** Task brief **
Exactly repeat the material, dropping every picture from the copy.

*** Collected material ***

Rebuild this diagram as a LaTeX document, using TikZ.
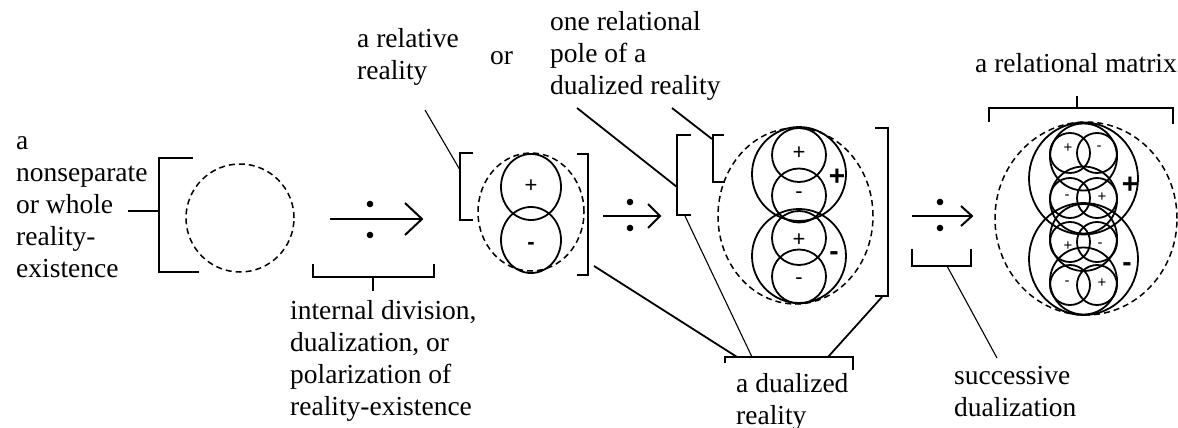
\documentclass[tikz,border=0pt]{standalone}
\usepackage{fontspec}
\setmainfont{Liberation Serif}
\newfontfamily\symfont{Liberation Sans}
\begin{document}
\begin{tikzpicture}[x=1pt,y=-1pt,
  lbl/.style={font=\fontsize{27.5}{32}\selectfont, inner sep=0pt, align=left, anchor=base west},
  brk/.style={line width=2.5pt, line cap=butt, line join=miter},
  ring/.style={line width=1.8pt},
  dsh/.style={line width=1.5pt, dash pattern=on 6pt off 4pt},
  lead/.style={line width=1.8pt},
  thinlead/.style={line width=1.1pt},
  arr/.style={line width=2pt},
  sym/.style={font=\symfont\fontsize{22}{22}\selectfont, inner sep=0pt},
  tinysym/.style={font=\symfont\fontsize{15}{15}\selectfont, inner sep=0pt},
  bigsym/.style={font=\symfont\bfseries\fontsize{28}{28}\selectfont, inner sep=0pt}
]
\useasboundingbox (0,0) rectangle (1178,428);

% ---------- labels (anchor = baseline of last line) ----------
\node[lbl] (whole) at (16,277) {a\\nonseparate\\or whole\\reality-\\existence};
\node[lbl] (division) at (290,415) {internal division,\\dualization, or\\polarization of\\reality-existence};
\node[lbl] (relative) at (357,79) {a relative\\reality};
\node[lbl] (or) at (490,65) {or};
\node[lbl] (pole) at (550,94) {one relational\\pole of a\\dualized reality};
\node[lbl] (dualized) at (736,424) {a dualized\\reality};
\node[lbl] (matrix) at (975,73) {a relational matrix};
\node[lbl] (successive) at (954,416) {successive\\dualization};

% ---------- figure 1 ----------
\draw[dsh] (240,218) circle[radius=54pt];
\draw[brk] (193,158) -- (159,158) -- (159,272) -- (199,272);
\coordinate (w1) at (128,211);
\coordinate (w2) at (159,211);
\draw[brk] (w1) -- (w2);

% ---------- arrow 1 ----------
\coordinate (a1s) at (330,219);
\coordinate (a1e) at (422,219);
\draw[arr] (a1s) -- (a1e);
\draw[arr] (a1e) ++(-17,-16) -- (a1e) -- ++(-17,16);
\fill (370,204) circle[radius=3.3pt];
\fill (370,235) circle[radius=3.3pt];
\draw[brk] (313,264) -- (313,277) -- (434,277) -- (434,264);
\draw[brk] (373,277) -- (373,291);

% ---------- figure 2 ----------
\draw[dsh] (531,212) ellipse[x radius=53pt, y radius=59pt];
\draw[ring] (531,187) ellipse[x radius=30pt, y radius=33pt];
\draw[ring] (531,240) ellipse[x radius=30pt, y radius=33pt];
\node[sym] (p2) at (531,186) {+};
\node[sym] (m2) at (531,246) {\bfseries -};
\draw[brk] (473,153) -- (460,153) -- (460,220) -- (473,220);
\draw[brk] (577,154) -- (588,154) -- (588,275) -- (577,275);
\coordinate (r1) at (425,110);
\coordinate (r2) at (460,170);
\draw[thinlead] (r1) -- (r2);

% ---------- arrow 2 ----------
\coordinate (a2s) at (603,216);
\coordinate (a2e) at (660,216);
\draw[arr] (a2s) -- (a2e);
\draw[arr] (a2e) ++(-12,-12) -- (a2e) -- ++(-12,12);
\fill (630,202) circle[radius=3.3pt];
\fill (630,228) circle[radius=3.3pt];

% ---------- figure 3 ----------
\draw[dsh] (795.5,216) ellipse[x radius=77.5pt, y radius=88pt];
\draw[ring] (799,174) circle[radius=47pt];
\draw[ring] (799,256) circle[radius=47pt];
\draw[ring] (799,155) circle[radius=27pt];
\draw[ring] (799,195.5) circle[radius=27pt];
\draw[ring] (799,238) circle[radius=27pt];
\draw[ring] (799,276.5) circle[radius=27pt];
\node[sym] (p31) at (799,153) {+};
\node[sym] (m31) at (799,195) {-};
\node[sym] (p32) at (799,240) {+};
\node[sym] (m32) at (799,281) {-};
\node[bigsym] (P3) at (837,177) {+};
\node[bigsym] (M3) at (834,256) {-};
\draw[brk] (691,135) -- (677,135) -- (677,215) -- (691,215);
\draw[brk] (724,135) -- (713,135) -- (713,182) -- (725,182);
\draw[brk] (875,128) -- (888,128) -- (888,296) -- (875,296);

% leaders from "one relational pole"
\coordinate (o1) at (577,108);
\coordinate (o2) at (677,187);
\coordinate (o3) at (672,108);
\coordinate (o4) at (712,139);
\draw[lead] (o1) -- (o2);
\draw[lead] (o3) -- (o4);

% bottom bracket "a dualized reality"
\draw[brk] (725,363) -- (725,357) -- (853,357) -- (853,370);
\coordinate (b1) at (737,357);
\coordinate (b2) at (752,357);
\coordinate (b3) at (828,357);
\coordinate (f2r) at (594,266);
\coordinate (f3l) at (685,216);
\coordinate (f3r) at (882,297);
\draw[lead] (f2r) -- (b1);
\draw[thinlead] (f3l) -- (b2);
\draw[lead] (f3r) -- (b3);

% ---------- arrow 3 ----------
\coordinate (a3s) at (912,216);
\coordinate (a3e) at (972,216);
\draw[arr] (a3s) -- (a3e);
\draw[arr] (a3e) ++(-11,-10) -- (a3e) -- ++(-11,10);
\fill (940,202) circle[radius=3.3pt];
\fill (940,228) circle[radius=3.3pt];
\draw[brk] (912,249) -- (912,266) -- (971,266) -- (971,249);
\coordinate (s1) at (947,266);
\coordinate (s2) at (997,358);
\draw[thinlead] (s1) -- (s2);

% ---------- figure 4 ----------
\draw[dsh] (1086,218.5) ellipse[x radius=91pt, y radius=96.5pt];
\draw[ring] (1083.5,178.5) ellipse[x radius=54.5pt, y radius=56pt];
\draw[ring] (1083.5,259) ellipse[x radius=54.5pt, y radius=56pt];
\foreach \y in {157,200,237.5,281} {
  \draw[ring] (1083.5,\y) circle[radius=33.5pt];
}
\foreach \y in {153,198,242,285} {
  \draw[ring] (1070,\y) circle[radius=20pt];
  \draw[ring] (1097,\y) circle[radius=20pt];
}
\node[tinysym] (p41) at (1068,148) {+};
\node[tinysym] (m41) at (1099,148) {-};
\node[tinysym] (m42) at (1067,197) {-};
\node[tinysym] (p42) at (1102,197) {+};
\node[tinysym] (p43) at (1068,246) {+};
\node[tinysym] (m43) at (1100,245) {-};
\node[tinysym] (m44) at (1067,283) {-};
\node[tinysym] (p44) at (1102,283) {+};
\node[bigsym] (P4) at (1130,185) {+};
\node[bigsym] (M4) at (1127,267) {-};
\draw[brk] (989,122) -- (989,108) -- (1173,108) -- (1173,124);
\coordinate (t1) at (1077,108);
\coordinate (t2) at (1077,96);
\draw[brk] (t1) -- (t2);
\end{tikzpicture}
\end{document}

***

** Response **
Rebuild this diagram as a LaTeX document, using TikZ.
\documentclass[tikz,border=0pt]{standalone}
\usepackage{fontspec}
\setmainfont{Liberation Serif}
\newfontfamily\symfont{Liberation Sans}
\begin{document}
\begin{tikzpicture}[x=1pt,y=-1pt,
  lbl/.style={font=\fontsize{27.5}{32}\selectfont, inner sep=0pt, align=left, anchor=base west},
  brk/.style={line width=2.5pt, line cap=butt, line join=miter},
  ring/.style={line width=1.8pt},
  dsh/.style={line width=1.5pt, dash pattern=on 6pt off 4pt},
  lead/.style={line width=1.8pt},
  thinlead/.style={line width=1.1pt},
  arr/.style={line width=2pt},
  sym/.style={font=\symfont\fontsize{22}{22}\selectfont, inner sep=0pt},
  tinysym/.style={font=\symfont\fontsize{15}{15}\selectfont, inner sep=0pt},
  bigsym/.style={font=\symfont\bfseries\fontsize{28}{28}\selectfont, inner sep=0pt}
]
\useasboundingbox (0,0) rectangle (1178,428);

% ---------- labels (anchor = baseline of last line) ----------
\node[lbl] (whole) at (16,277) {a\\nonseparate\\or whole\\reality-\\existence};
\node[lbl] (division) at (290,415) {internal division,\\dualization, or\\polarization of\\reality-existence};
\node[lbl] (relative) at (357,79) {a relative\\reality};
\node[lbl] (or) at (490,65) {or};
\node[lbl] (pole) at (550,94) {one relational\\pole of a\\dualized reality};
\node[lbl] (dualized) at (736,424) {a dualized\\reality};
\node[lbl] (matrix) at (975,73) {a relational matrix};
\node[lbl] (successive) at (954,416) {successive\\dualization};

% ---------- figure 1 ----------
\draw[dsh] (240,218) circle[radius=54pt];
\draw[brk] (193,158) -- (159,158) -- (159,272) -- (199,272);
\coordinate (w1) at (128,211);
\coordinate (w2) at (159,211);
\draw[brk] (w1) -- (w2);

% ---------- arrow 1 ----------
\coordinate (a1s) at (330,219);
\coordinate (a1e) at (422,219);
\draw[arr] (a1s) -- (a1e);
\draw[arr] (a1e) ++(-17,-16) -- (a1e) -- ++(-17,16);
\fill (370,204) circle[radius=3.3pt];
\fill (370,235) circle[radius=3.3pt];
\draw[brk] (313,264) -- (313,277) -- (434,277) -- (434,264);
\draw[brk] (373,277) -- (373,291);

% ---------- figure 2 ----------
\draw[dsh] (531,212) ellipse[x radius=53pt, y radius=59pt];
\draw[ring] (531,187) ellipse[x radius=30pt, y radius=33pt];
\draw[ring] (531,240) ellipse[x radius=30pt, y radius=33pt];
\node[sym] (p2) at (531,186) {+};
\node[sym] (m2) at (531,246) {\bfseries -};
\draw[brk] (473,153) -- (460,153) -- (460,220) -- (473,220);
\draw[brk] (577,154) -- (588,154) -- (588,275) -- (577,275);
\coordinate (r1) at (425,110);
\coordinate (r2) at (460,170);
\draw[thinlead] (r1) -- (r2);

% ---------- arrow 2 ----------
\coordinate (a2s) at (603,216);
\coordinate (a2e) at (660,216);
\draw[arr] (a2s) -- (a2e);
\draw[arr] (a2e) ++(-12,-12) -- (a2e) -- ++(-12,12);
\fill (630,202) circle[radius=3.3pt];
\fill (630,228) circle[radius=3.3pt];

% ---------- figure 3 ----------
\draw[dsh] (795.5,216) ellipse[x radius=77.5pt, y radius=88pt];
\draw[ring] (799,174) circle[radius=47pt];
\draw[ring] (799,256) circle[radius=47pt];
\draw[ring] (799,155) circle[radius=27pt];
\draw[ring] (799,195.5) circle[radius=27pt];
\draw[ring] (799,238) circle[radius=27pt];
\draw[ring] (799,276.5) circle[radius=27pt];
\node[sym] (p31) at (799,153) {+};
\node[sym] (m31) at (799,195) {-};
\node[sym] (p32) at (799,240) {+};
\node[sym] (m32) at (799,281) {-};
\node[bigsym] (P3) at (837,177) {+};
\node[bigsym] (M3) at (834,256) {-};
\draw[brk] (691,135) -- (677,135) -- (677,215) -- (691,215);
\draw[brk] (724,135) -- (713,135) -- (713,182) -- (725,182);
\draw[brk] (875,128) -- (888,128) -- (888,296) -- (875,296);

% leaders from "one relational pole"
\coordinate (o1) at (577,108);
\coordinate (o2) at (677,187);
\coordinate (o3) at (672,108);
\coordinate (o4) at (712,139);
\draw[lead] (o1) -- (o2);
\draw[lead] (o3) -- (o4);

% bottom bracket "a dualized reality"
\draw[brk] (725,363) -- (725,357) -- (853,357) -- (853,370);
\coordinate (b1) at (737,357);
\coordinate (b2) at (752,357);
\coordinate (b3) at (828,357);
\coordinate (f2r) at (594,266);
\coordinate (f3l) at (685,216);
\coordinate (f3r) at (882,297);
\draw[lead] (f2r) -- (b1);
\draw[thinlead] (f3l) -- (b2);
\draw[lead] (f3r) -- (b3);

% ---------- arrow 3 ----------
\coordinate (a3s) at (912,216);
\coordinate (a3e) at (972,216);
\draw[arr] (a3s) -- (a3e);
\draw[arr] (a3e) ++(-11,-10) -- (a3e) -- ++(-11,10);
\fill (940,202) circle[radius=3.3pt];
\fill (940,228) circle[radius=3.3pt];
\draw[brk] (912,249) -- (912,266) -- (971,266) -- (971,249);
\coordinate (s1) at (947,266);
\coordinate (s2) at (997,358);
\draw[thinlead] (s1) -- (s2);

% ---------- figure 4 ----------
\draw[dsh] (1086,218.5) ellipse[x radius=91pt, y radius=96.5pt];
\draw[ring] (1083.5,178.5) ellipse[x radius=54.5pt, y radius=56pt];
\draw[ring] (1083.5,259) ellipse[x radius=54.5pt, y radius=56pt];
\foreach \y in {157,200,237.5,281} {
  \draw[ring] (1083.5,\y) circle[radius=33.5pt];
}
\foreach \y in {153,198,242,285} {
  \draw[ring] (1070,\y) circle[radius=20pt];
  \draw[ring] (1097,\y) circle[radius=20pt];
}
\node[tinysym] (p41) at (1068,148) {+};
\node[tinysym] (m41) at (1099,148) {-};
\node[tinysym] (m42) at (1067,197) {-};
\node[tinysym] (p42) at (1102,197) {+};
\node[tinysym] (p43) at (1068,246) {+};
\node[tinysym] (m43) at (1100,245) {-};
\node[tinysym] (m44) at (1067,283) {-};
\node[tinysym] (p44) at (1102,283) {+};
\node[bigsym] (P4) at (1130,185) {+};
\node[bigsym] (M4) at (1127,267) {-};
\draw[brk] (989,122) -- (989,108) -- (1173,108) -- (1173,124);
\coordinate (t1) at (1077,108);
\coordinate (t2) at (1077,96);
\draw[brk] (t1) -- (t2);
\end{tikzpicture}
\end{document}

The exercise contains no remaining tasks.